Oct 06, 2016 (Reuters) – The Sri Lankan rupee edged down on Thursday due to importer dollar demand in the absence of central bank intervention, and the market expects the local currency to be under pressure due to seasonal demand from importers until the year-end, dealers said.

The spot rupee was at 146.80/90 per dollar at 0730 GMT, compared with Wednesday’s close of 146.70/75.

“Foreign buying into government securities has slowed with the fall in interest rates and there are inflows from remittances and stock-related transactions,” said a currency dealer asking not to be named.

“But we see some of the dollars from the inflows are bought by the central bank. So with the importer dollar demand picking up, the rupee is under downward pressure. This will continue until the Christmas festival.”

Officials at the central bank were not available for comment.

The central bank has been under pressure from the International Monetary Fund (IMF) to continue rebuilding international reserves and maintain exchange rate flexibility to develop the foreign exchange market further.

Usually the central bank intervenes whenever there is volatility.

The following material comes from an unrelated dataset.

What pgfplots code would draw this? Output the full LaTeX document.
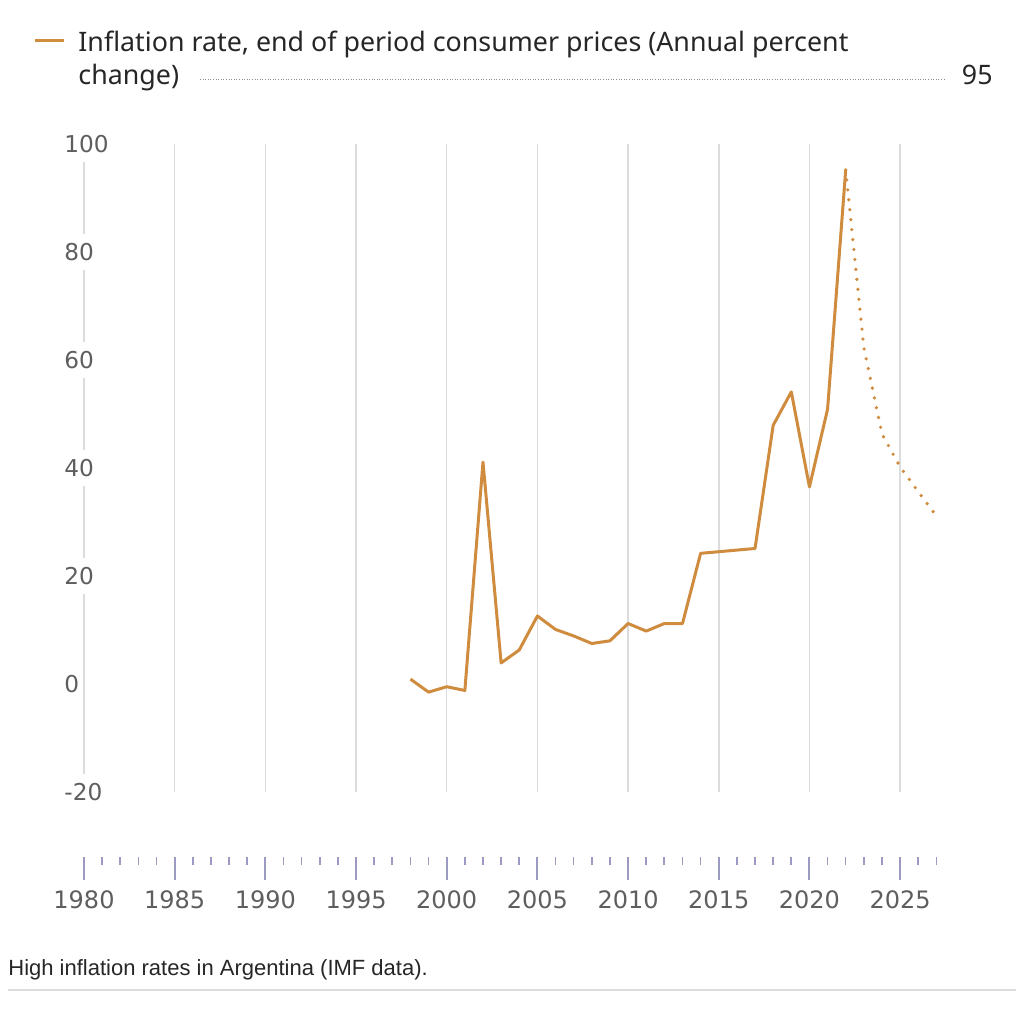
\documentclass[border=0pt]{standalone}
\usepackage{pgfplots}
\pgfplotsset{compat=1.18}
\usepackage{pgfplotstable}
\usepackage{fontspec}
\setmainfont{Noto Sans}
\newfontfamily\tickfont{DejaVu Sans}
\newfontfamily\capfont{Liberation Sans}
\definecolor{infl}{HTML}{CF8B3E}
\definecolor{gridc}{HTML}{DCDCDC}
\definecolor{tickc}{HTML}{9C9AC0}
\definecolor{labc}{HTML}{5E5E5E}

% end of period inflation, Argentina (IMF)
\pgfplotstableread{
year val
1998 0.9
1999 -1.5
2000 -0.5
2001 -1.2
2002 41.1
2003 3.9
2004 6.3
2005 12.6
2006 10.1
2007 8.9
2008 7.5
2009 8.0
2010 11.2
2011 9.8
2012 11.2
2013 11.2
2014 24.2
2015 24.5
2016 24.8
2017 25.1
2018 47.9
2019 54.1
2020 36.5
2021 50.9
2022 95.2
}\actual

% projections
\pgfplotstableread{
year val
2022 95.2
2023 62.3
2024 46.3
2025 40.2
2026 35.6
2027 31.1
}\proj

\begin{document}
\begin{tikzpicture}
\path[use as bounding box] (0,0) rectangle (512pt,-504pt);

\begin{axis}[
  at={(42pt,-396pt)}, anchor=south west,
  scale only axis, width=426.2pt, height=324pt,
  xmin=1980, xmax=2027, ymin=-20, ymax=100,
  clip=false,
  axis x line*=bottom, axis y line*=left,
  axis line style={draw=none},
  xtick={1980,1985,...,2025},
  minor xtick={1980,...,2027},
  ytick={-20,0,...,100},
  xmajorgrids, major x grid style={gridc, line width=0.75pt},
  tick align=outside,
  major tick length=11.5pt, minor tick length=4pt,
  x tick style={tickc, yshift=-32.5pt},
  major x tick style={line width=1pt},
  minor x tick style={line width=0.8pt},
  y tick style={draw=none},
  xticklabel style={font=\tickfont\fontsize{12}{14}\selectfont, text=labc, yshift=-34.5pt},
  yticklabel style={font=\tickfont\fontsize{11.6}{13}\selectfont, text=labc,
    anchor=west, xshift=0.5pt, fill=white, inner xsep=1pt, inner ysep=4.5pt},
  /pgf/number format/.cd, 1000 sep={}, assume math mode=true,
]
\addplot[infl, line width=1.5pt, line join=round] table[x=year, y=val] {\actual};
\addplot[infl, line width=1.8pt, line cap=round, dash pattern=on 0pt off 5pt] table[x=year, y=val] {\proj};
\end{axis}

% legend
\draw[infl, line width=1.5pt] (17.5pt,-20pt) -- (32pt,-20pt);
\node[anchor=base west, inner sep=0pt, font=\fontsize{13.4}{15}\selectfont, text=black!85]
  at (39pt,-25.5pt) {Inflation rate, end of period consumer prices (Annual percent};
\node[anchor=base west, inner sep=0pt, font=\fontsize{13.4}{15}\selectfont, text=black!85]
  at (39pt,-42pt) {change)};
\draw[black!45, line width=0.4pt, dash pattern=on 0.5pt off 0.8pt] (100pt,-39.5pt) -- (473pt,-39.5pt);
\node[anchor=base east, inner sep=0pt, font=\fontsize{13.4}{15}\selectfont, text=black!85]
  at (496.5pt,-42pt) {95};

% caption
\node[anchor=base west, inner sep=0pt, font=\capfont\fontsize{11}{13}\selectfont, text=black!85]
  at (4pt,-487.5pt) {High inflation rates in Argentina (IMF data).};
\draw[gridc, line width=1pt] (4pt,-495pt) -- (508pt,-495pt);
\end{tikzpicture}
\end{document}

The rupee has been under pressure due to importer dollar demand, posting a 0.65 percent decline last week.

Finance Minister Ravi Karunanayake said on Monday the government wanted a strong currency through higher foreign inflows and without interventions.

Sri Lankan shares were down on profit-taking with the benchmark Colombo stock index 0.24 percent weaker at 6,563.83 as of 0747 GMT. Turnover was at 408.4 million rupees ($2.78 million).